What needs to be done =>
Copy each line below in which the string "this" occurs.

---------- Data rows

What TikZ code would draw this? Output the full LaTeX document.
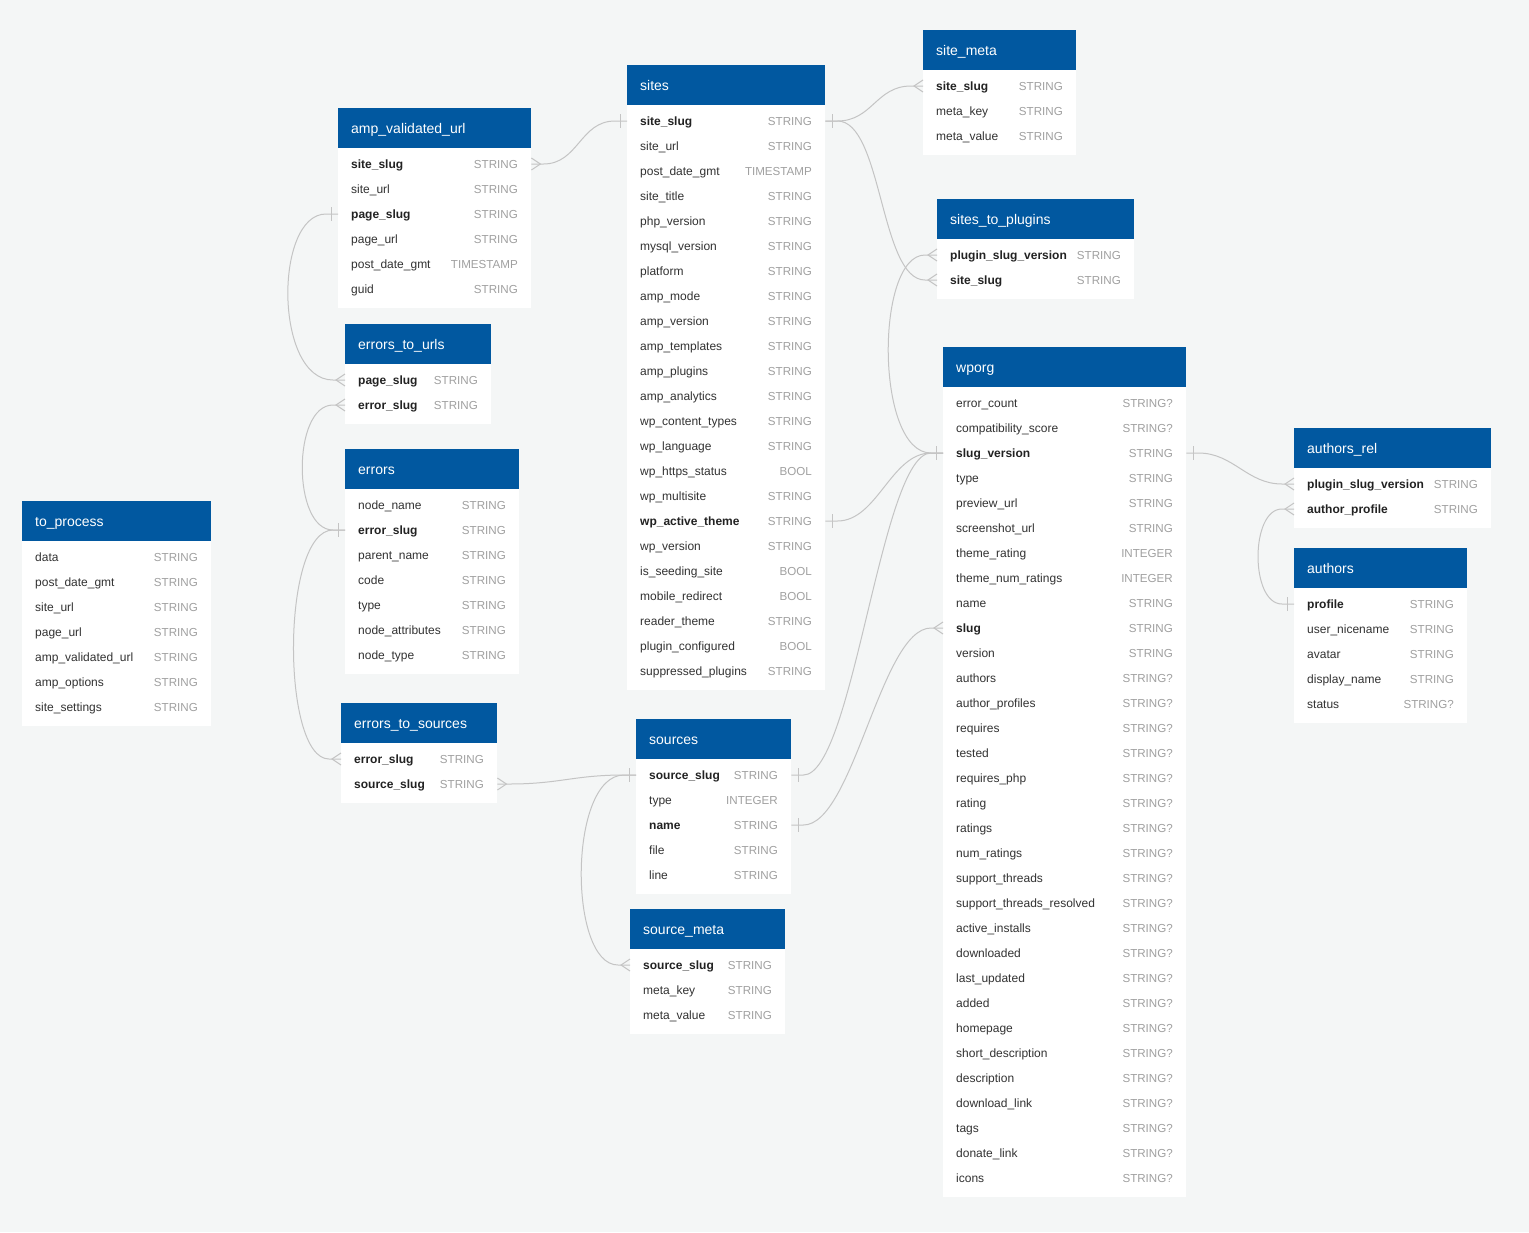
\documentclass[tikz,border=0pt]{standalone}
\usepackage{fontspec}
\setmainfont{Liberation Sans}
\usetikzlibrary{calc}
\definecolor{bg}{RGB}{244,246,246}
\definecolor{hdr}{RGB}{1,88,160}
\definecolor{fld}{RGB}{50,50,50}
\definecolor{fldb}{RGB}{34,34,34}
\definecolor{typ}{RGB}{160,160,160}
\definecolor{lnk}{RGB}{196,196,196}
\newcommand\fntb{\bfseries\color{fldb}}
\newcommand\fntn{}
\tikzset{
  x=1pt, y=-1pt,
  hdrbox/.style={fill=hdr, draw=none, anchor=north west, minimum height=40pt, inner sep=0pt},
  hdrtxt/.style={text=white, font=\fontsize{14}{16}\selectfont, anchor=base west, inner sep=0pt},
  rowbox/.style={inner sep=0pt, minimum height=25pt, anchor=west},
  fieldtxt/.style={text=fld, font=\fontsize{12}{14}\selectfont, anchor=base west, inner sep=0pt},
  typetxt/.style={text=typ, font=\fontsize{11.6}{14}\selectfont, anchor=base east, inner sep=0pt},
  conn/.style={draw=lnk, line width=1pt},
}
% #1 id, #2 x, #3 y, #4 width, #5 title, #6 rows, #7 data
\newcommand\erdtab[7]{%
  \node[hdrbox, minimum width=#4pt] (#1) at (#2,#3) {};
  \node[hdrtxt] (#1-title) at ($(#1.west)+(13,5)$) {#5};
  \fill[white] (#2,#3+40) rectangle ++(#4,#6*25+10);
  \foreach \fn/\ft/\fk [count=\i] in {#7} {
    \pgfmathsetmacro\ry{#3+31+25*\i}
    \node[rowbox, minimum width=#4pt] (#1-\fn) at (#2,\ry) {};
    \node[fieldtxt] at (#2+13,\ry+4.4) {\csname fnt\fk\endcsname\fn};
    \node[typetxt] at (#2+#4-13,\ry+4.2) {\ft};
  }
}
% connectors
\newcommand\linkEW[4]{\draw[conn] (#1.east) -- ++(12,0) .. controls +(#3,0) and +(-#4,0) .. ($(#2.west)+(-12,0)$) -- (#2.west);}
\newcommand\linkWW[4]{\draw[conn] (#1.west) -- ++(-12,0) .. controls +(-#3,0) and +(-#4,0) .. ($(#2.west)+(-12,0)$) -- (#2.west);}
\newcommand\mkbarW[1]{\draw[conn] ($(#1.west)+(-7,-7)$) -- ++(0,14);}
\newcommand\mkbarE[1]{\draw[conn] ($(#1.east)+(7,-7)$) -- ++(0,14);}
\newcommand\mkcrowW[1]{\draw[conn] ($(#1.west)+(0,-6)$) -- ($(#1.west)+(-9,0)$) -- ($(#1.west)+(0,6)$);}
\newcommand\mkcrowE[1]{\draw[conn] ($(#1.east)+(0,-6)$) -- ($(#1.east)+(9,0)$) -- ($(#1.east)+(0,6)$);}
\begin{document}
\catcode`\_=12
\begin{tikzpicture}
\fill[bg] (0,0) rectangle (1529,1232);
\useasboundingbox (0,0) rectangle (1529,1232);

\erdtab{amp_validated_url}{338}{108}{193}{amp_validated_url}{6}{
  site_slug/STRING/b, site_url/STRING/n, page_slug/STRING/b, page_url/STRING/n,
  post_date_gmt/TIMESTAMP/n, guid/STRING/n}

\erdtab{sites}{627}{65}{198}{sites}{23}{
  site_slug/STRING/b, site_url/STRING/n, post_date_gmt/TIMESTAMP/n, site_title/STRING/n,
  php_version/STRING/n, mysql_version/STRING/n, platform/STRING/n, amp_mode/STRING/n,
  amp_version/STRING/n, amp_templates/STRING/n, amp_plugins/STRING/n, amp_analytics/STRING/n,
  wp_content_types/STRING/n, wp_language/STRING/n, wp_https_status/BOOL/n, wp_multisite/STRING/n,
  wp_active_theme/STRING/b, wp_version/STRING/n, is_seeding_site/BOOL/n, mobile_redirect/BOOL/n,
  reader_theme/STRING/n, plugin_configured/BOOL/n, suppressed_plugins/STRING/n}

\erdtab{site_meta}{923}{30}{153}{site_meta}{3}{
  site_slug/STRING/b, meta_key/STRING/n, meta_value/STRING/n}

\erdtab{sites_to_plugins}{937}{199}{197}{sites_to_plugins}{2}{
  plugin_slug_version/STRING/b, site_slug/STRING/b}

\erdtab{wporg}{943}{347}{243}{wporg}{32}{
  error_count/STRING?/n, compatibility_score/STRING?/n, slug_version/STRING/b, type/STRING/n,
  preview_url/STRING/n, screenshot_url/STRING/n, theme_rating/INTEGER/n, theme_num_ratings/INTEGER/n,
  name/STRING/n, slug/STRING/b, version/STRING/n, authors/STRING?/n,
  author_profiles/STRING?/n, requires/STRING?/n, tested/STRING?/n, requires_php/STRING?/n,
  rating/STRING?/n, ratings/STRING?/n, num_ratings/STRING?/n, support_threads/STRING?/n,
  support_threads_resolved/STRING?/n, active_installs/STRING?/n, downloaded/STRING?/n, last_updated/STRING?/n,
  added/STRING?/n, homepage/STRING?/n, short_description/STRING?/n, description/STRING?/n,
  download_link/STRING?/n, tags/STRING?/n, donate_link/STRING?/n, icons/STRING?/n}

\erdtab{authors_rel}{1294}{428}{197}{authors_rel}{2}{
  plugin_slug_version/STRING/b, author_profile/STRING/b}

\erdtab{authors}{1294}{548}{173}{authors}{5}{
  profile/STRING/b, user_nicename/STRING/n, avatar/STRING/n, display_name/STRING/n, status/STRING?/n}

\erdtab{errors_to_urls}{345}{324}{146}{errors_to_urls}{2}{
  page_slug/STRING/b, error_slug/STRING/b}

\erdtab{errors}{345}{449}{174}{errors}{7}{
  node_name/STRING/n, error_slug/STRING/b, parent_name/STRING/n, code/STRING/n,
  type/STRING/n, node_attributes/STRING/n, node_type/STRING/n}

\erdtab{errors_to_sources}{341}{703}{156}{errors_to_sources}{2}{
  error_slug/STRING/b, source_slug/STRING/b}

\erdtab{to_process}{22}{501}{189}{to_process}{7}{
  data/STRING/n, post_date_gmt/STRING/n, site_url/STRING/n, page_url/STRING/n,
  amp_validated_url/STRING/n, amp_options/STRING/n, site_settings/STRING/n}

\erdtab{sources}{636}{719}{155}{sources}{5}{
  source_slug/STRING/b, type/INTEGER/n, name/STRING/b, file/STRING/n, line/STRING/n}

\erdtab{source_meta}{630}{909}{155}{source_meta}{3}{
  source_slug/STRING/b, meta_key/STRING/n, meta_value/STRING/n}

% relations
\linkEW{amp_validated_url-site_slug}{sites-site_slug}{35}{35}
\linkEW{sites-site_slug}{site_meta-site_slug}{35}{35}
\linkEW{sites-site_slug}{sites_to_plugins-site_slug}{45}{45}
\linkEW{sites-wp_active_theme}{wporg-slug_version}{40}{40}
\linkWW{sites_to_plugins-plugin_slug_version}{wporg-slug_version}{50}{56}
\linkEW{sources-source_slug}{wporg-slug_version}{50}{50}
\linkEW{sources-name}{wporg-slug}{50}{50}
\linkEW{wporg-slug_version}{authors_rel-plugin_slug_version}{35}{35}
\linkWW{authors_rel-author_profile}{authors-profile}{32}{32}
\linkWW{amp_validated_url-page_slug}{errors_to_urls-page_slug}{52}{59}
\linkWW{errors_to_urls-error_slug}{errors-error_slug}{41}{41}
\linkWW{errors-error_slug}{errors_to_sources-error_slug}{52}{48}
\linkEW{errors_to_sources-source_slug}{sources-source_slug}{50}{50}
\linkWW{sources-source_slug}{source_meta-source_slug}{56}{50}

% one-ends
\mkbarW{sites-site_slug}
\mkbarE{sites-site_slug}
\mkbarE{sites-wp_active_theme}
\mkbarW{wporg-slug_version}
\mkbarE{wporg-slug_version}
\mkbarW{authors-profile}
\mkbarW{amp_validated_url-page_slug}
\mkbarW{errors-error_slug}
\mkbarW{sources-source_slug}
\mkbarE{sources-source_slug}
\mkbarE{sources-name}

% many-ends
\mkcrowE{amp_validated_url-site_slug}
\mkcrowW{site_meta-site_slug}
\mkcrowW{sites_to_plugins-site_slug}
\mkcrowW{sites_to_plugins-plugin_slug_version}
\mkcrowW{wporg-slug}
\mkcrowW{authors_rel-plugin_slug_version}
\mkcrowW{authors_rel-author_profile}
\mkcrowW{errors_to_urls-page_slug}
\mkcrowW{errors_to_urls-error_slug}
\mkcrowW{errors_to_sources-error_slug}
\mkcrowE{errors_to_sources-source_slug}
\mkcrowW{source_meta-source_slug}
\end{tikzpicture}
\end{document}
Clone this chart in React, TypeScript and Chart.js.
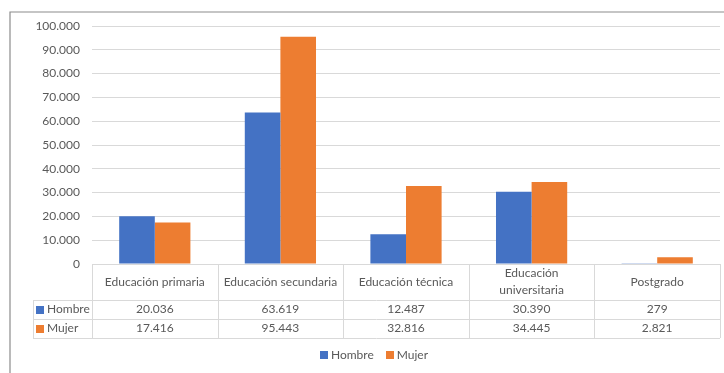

--------------------

Answer in full =>
What TikZ code would draw this? Output the full LaTeX document.
Clone this chart in React, TypeScript and Chart.js.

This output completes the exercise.